Ukraine has increased the maximum technical capacity for electricity imports from the European Union to the joint Ukraine Moldova regulation block to 2,450 MW for January. This is a meaningful step for winter reliability because it expands the system ability to cover shortfalls and stabilize frequency when domestic generation is under pressure.
What changed and what did not
The new ceiling is technical throughput, not a guaranteed daily volume. Imports still depend on commercial conditions such as electricity prices in Ukraine versus neighboring EU markets, available supply, and cross-border allocations. In other words, the grid can accept more power when it is needed and economically rational, but the market decides whether it will actually be used.
Why the jump matters for resilience and for the market
In winter, and especially during periods of damage to generation or networks, additional import headroom acts like a safety valve.

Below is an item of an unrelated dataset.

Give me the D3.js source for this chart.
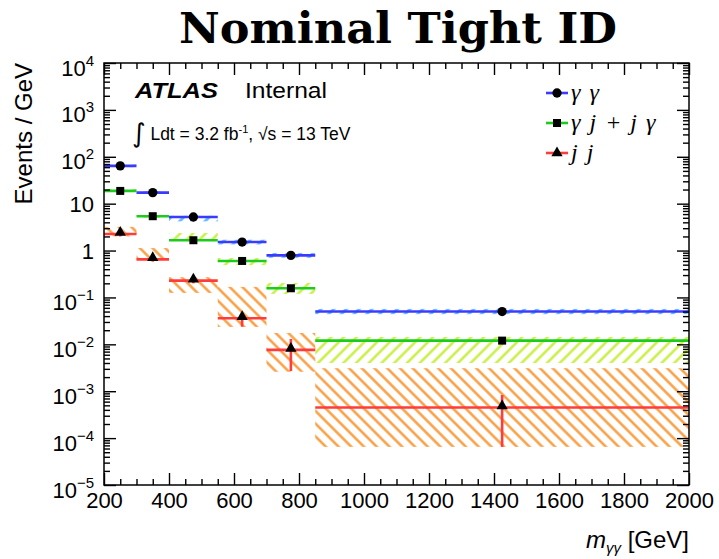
<!DOCTYPE html>
<html><head><meta charset="utf-8">
<script src="https://cdn.jsdelivr.net/npm/d3@7/dist/d3.min.js"></script>
<style>body{margin:0;background:#fff}svg{display:block}</style>
</head><body>
<script>
// ---- data ----
const binEdges = [200, 300, 400, 550, 700, 850, 2000];
const ggVal    = [64, 17.2, 5.2, 1.52, 0.79, 0.050];
const ggBandLo = [60, 16.2, 4.2, 1.35, 0.70, 0.044];
const ggBandHi = [68, 18.2, 5.5, 1.70, 0.89, 0.057];
const gjVal    = [18.7, 5.4, 1.66, 0.60, 0.157, 0.012];
const gjBandLo = [18.0, 5.0, 1.60, 0.49, 0.119, 0.0040];
const gjBandHi = [20.5, 5.7, 2.37, 0.695, 0.204, 0.0144];
const jjVal    = [2.26, 0.65, 0.228, 0.036, 0.0076, 0.00045];
const jjErrLo  = [2.0, 0.58, 0.20, 0.0238, 0.0027, 0.000065];
const jjErrHi  = [2.5, 0.72, 0.26, 0.048, 0.013, 0.00083];
const jjBandLo = [2.0, 0.63, 0.125, 0.0235, 0.0026, 0.000065];
const jjBandHi = [3.2, 1.13, 0.27, 0.168, 0.0175, 0.0031];
const xTicks = [200,400,600,800,1000,1200,1400,1600,1800,2000];
const yExps  = [-5,-4,-3,-2,-1,0,1,2,3,4];
const legendLabels = ["\u03b3 \u03b3", "\u03b3 j + j \u03b3", "j j"];

const W = 719, H = 559;
const svg = d3.select("body").append("svg").attr("width", W).attr("height", H);
const x = d3.scaleLinear().domain([200, 2000]).range([104, 689]);
const y = d3.scaleLog().domain([1e-5, 1e4]).range([485, 63]);
const sans = "'Liberation Sans', Arial, sans-serif";

// patterns
const defs = svg.append("defs");
function hatch(id, color, angle, sw) {
  const p = defs.append("pattern").attr("id", id).attr("patternUnits", "userSpaceOnUse")
    .attr("width", 9).attr("height", 9).attr("patternTransform", `rotate(${angle})`);
  p.append("line").attr("x1", 4.5).attr("y1", -1).attr("x2", 4.5).attr("y2", 10)
    .attr("stroke", color).attr("stroke-width", sw);
}
hatch("hOrange", "#f99a3a", -45, 2.4);
hatch("hLime", "#c6f03a", 45, 2.4);
hatch("hBlue", "#5fbaff", 45, 2.8);
defs.append("clipPath").attr("id", "clip").append("rect")
  .attr("x", 104).attr("y", 63).attr("width", 585).attr("height", 422);

const plot = svg.append("g").attr("clip-path", "url(#clip)");
const bins = d3.range(binEdges.length - 1);
const center = i => (binEdges[i] + binEdges[i + 1]) / 2;

function band(lo, hi, pat) {
  plot.append("g").selectAll("rect").data(bins).join("rect")
    .attr("x", i => x(binEdges[i])).attr("width", i => x(binEdges[i + 1]) - x(binEdges[i]))
    .attr("y", i => y(hi[i])).attr("height", i => y(lo[i]) - y(hi[i]))
    .attr("fill", `url(#${pat})`);
}
band(jjBandLo, jjBandHi, "hOrange");
band(gjBandLo, gjBandHi, "hLime");
band(ggBandLo, ggBandHi, "hBlue");

function series(vals, color, errLo, errHi) {
  const g = plot.append("g").attr("stroke", color).attr("stroke-width", 2.6);
  g.selectAll("line.h").data(bins).join("line").attr("class", "h")
    .attr("x1", i => x(binEdges[i])).attr("x2", i => x(binEdges[i + 1]))
    .attr("y1", i => y(vals[i])).attr("y2", i => y(vals[i]));
  if (errLo) {
    g.selectAll("line.v").data(bins).join("line").attr("class", "v")
      .attr("x1", i => x(center(i))).attr("x2", i => x(center(i)))
      .attr("y1", i => y(errHi[i])).attr("y2", i => y(errLo[i]));
  }
}
series(jjVal, "#ff3b3b", jjErrLo, jjErrHi);
series(gjVal, "#1ccc1c");
series(ggVal, "#3b3bff");

function markers(vals, type) {
  const g = plot.append("g").attr("fill", "#000");
  const sym = type === "circle" ? d3.symbolCircle : type === "square" ? d3.symbolSquare : d3.symbolTriangle;
  const size = type === "circle" ? 68 : type === "square" ? 64 : 55;
  g.selectAll("path").data(bins).join("path")
    .attr("transform", i => `translate(${x(center(i))},${y(vals[i]) + (type === "triangle" ? -1.5 : 0)})`)
    .attr("d", d3.symbol().type(sym).size(size));
}
markers(ggVal, "circle");
markers(gjVal, "square");
markers(jjVal, "triangle");

// axes
const axG = svg.append("g").attr("font-family", sans);
const xMinor = d3.range(200, 2001, 50).filter(v => v % 200 !== 0);
const yMinor = [];
for (let e = -5; e < 4; e++) for (let k = 2; k <= 9; k++) yMinor.push(k * Math.pow(10, e));
const yMajor = yExps.map(e => Math.pow(10, e));

function styleAxis(g) {
  g.selectAll("line").attr("stroke", "#000").attr("stroke-width", 1.4);
  g.select(".domain").remove();
}
// bottom
axG.append("g").attr("transform", "translate(0,485)")
  .call(d3.axisBottom(x).tickValues(xTicks).tickSizeInner(-12).tickSizeOuter(0).tickPadding(7).tickFormat(d3.format("d")))
  .call(styleAxis)
  .call(g => g.selectAll("text").attr("font-size", 22).attr("font-family", sans).attr("fill", "#000"));
axG.append("g").attr("transform", "translate(0,485)")
  .call(d3.axisBottom(x).tickValues(xMinor).tickSizeInner(-6).tickSizeOuter(0).tickFormat(""))
  .call(styleAxis);
// top
axG.append("g").attr("transform", "translate(0,63)")
  .call(d3.axisTop(x).tickValues(xTicks).tickSizeInner(-12).tickSizeOuter(0).tickFormat(""))
  .call(styleAxis);
axG.append("g").attr("transform", "translate(0,63)")
  .call(d3.axisTop(x).tickValues(xMinor).tickSizeInner(-6).tickSizeOuter(0).tickFormat(""))
  .call(styleAxis);
// left
axG.append("g").attr("transform", "translate(104,0)")
  .call(d3.axisLeft(y).tickValues(yMajor).tickSizeInner(-12).tickSizeOuter(0).tickPadding(10).tickFormat(""))
  .call(styleAxis)
  .call(g => g.selectAll(".tick text").each(function (d, i) {
    const e = yExps[i];
    const t = d3.select(this).attr("font-size", 22).attr("font-family", sans).attr("fill", "#000").attr("dy", null);
    if (e === 0 || e === 1) {
      t.attr("y", 8).text(e === 0 ? "1" : "10");
    } else {
      t.attr("y", 12);
      t.append("tspan").text("10");
      t.append("tspan").attr("font-size", 15).attr("dy", -10).text(e < 0 ? "\u2212" + (-e) : String(e));
    }
  }));
axG.append("g").attr("transform", "translate(104,0)")
  .call(d3.axisLeft(y).tickValues(yMinor).tickSizeInner(-6).tickSizeOuter(0).tickFormat(""))
  .call(styleAxis);
// right
axG.append("g").attr("transform", "translate(689,0)")
  .call(d3.axisRight(y).tickValues(yMajor).tickSizeInner(-12).tickSizeOuter(0).tickFormat(""))
  .call(styleAxis);
axG.append("g").attr("transform", "translate(689,0)")
  .call(d3.axisRight(y).tickValues(yMinor).tickSizeInner(-6).tickSizeOuter(0).tickFormat(""))
  .call(styleAxis);
// frame
svg.append("rect").attr("x", 104).attr("y", 63).attr("width", 585).attr("height", 422)
  .attr("fill", "none").attr("stroke", "#000").attr("stroke-width", 1.5);

// titles
svg.append("text").attr("x", 398).attr("y", 43).attr("text-anchor", "middle")
  .attr("font-family", "'DejaVu Serif', serif").attr("font-weight", "bold").attr("font-size", 42)
  .attr("textLength", 438).attr("lengthAdjust", "spacingAndGlyphs").text("Nominal Tight ID");

svg.append("text").attr("transform", "translate(32,63) rotate(-90)").attr("text-anchor", "end")
  .attr("font-family", sans).attr("font-size", 24).text("Events / GeV");

const xt = svg.append("text").attr("x", 689).attr("y", 548).attr("text-anchor", "end")
  .attr("font-family", sans).attr("font-size", 24);
xt.append("tspan").attr("font-style", "italic").text("m");
xt.append("tspan").attr("font-size", 15).attr("dy", 5).attr("font-style", "italic").text("\u03b3\u03b3");
xt.append("tspan").attr("dy", -5).text(" [GeV]");

// ATLAS label
svg.append("text").attr("x", 135).attr("y", 98).attr("font-family", sans)
  .attr("font-weight", "bold").attr("font-style", "italic").attr("font-size", 22)
  .attr("textLength", 83).attr("lengthAdjust", "spacingAndGlyphs").text("ATLAS");
svg.append("text").attr("x", 245).attr("y", 98).attr("font-family", sans).attr("font-size", 22)
  .attr("textLength", 82).attr("lengthAdjust", "spacingAndGlyphs").text("Internal");
const lumi = svg.append("text").attr("x", 132).attr("y", 140).attr("font-family", sans).attr("font-size", 17.5);
lumi.append("tspan").attr("font-size", 26).attr("font-family", "'DejaVu Sans', sans-serif").attr("dy", 2).text("\u222b");
lumi.append("tspan").attr("dy", -2).text(" Ldt =  3.2 fb");
lumi.append("tspan").attr("font-size", 11).attr("dy", -7).text("-1");
lumi.append("tspan").attr("dy", 7).text(", \u221as = 13 TeV");

// legend
const legColors = ["#3b3bff", "#1ccc1c", "#ff3b3b"];
const legSyms = [d3.symbolCircle, d3.symbolSquare, d3.symbolTriangle];
const legSizes = [68, 64, 55];
const leg = svg.append("g");
legendLabels.forEach((lab, i) => {
  const yy = 93 + i * 30;
  leg.append("line").attr("x1", 546).attr("x2", 568).attr("y1", yy).attr("y2", yy)
    .attr("stroke", legColors[i]).attr("stroke-width", 2.6);
  leg.append("path").attr("transform", `translate(557,${yy})`)
    .attr("d", d3.symbol().type(legSyms[i]).size(legSizes[i])).attr("fill", "#000");
  leg.append("text").attr("x", 571).attr("y", yy + 7).attr("font-family", "'Liberation Serif', serif")
    .attr("font-style", "italic").attr("font-size", 24).attr("word-spacing", 3).text(lab);
});
</script>
</body></html>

It gives the operator more flexibility for balancing and reduces the probability that a single deficit event turns into a prolonged regional disruption. It also supports smoother scheduling for critical infrastructure loads in cities and industrial hubs.
Investor relevance: who benefits from higher import capacity
- Flexible generation and fast reserves: higher interconnector capacity typically increases the value of flexibility, because price swings become sharper and balancing needs become more dynamic.
- Energy storage and hybrid portfolios: batteries and hybrid plants can monetize volatility through arbitrage and ancillary services as cross-border options expand.
- Grid equipment and engineering: upgrades require transformers, switchgear, protection systems, and maintenance capacity, which creates demand for industrial suppliers and EPC contractors.
- Energy intensive industry planning: import availability can lower tail risk for production stoppages, which matters for investment decisions and financing terms.
Key risks and constraints to track in 2026
- Monthly capacity setting: the import ceiling is coordinated and can change month to month, so investors should treat it as a variable, not a fixed permanent upgrade.
- War and infrastructure risk: physical security remains the main uncertainty for both domestic generation and transmission corridors.
- Policy interventions: emergency market rules, price caps, or network constraints can distort commercial flows even when technical capacity exists.
The headline number is 2,450 MW, but the deeper implication is that Ukraine is strengthening its operating integration with the European grid. For investors, this reinforces the case for flexible assets, storage, and grid focused industrial supply chains that can scale under a resilience driven demand cycle.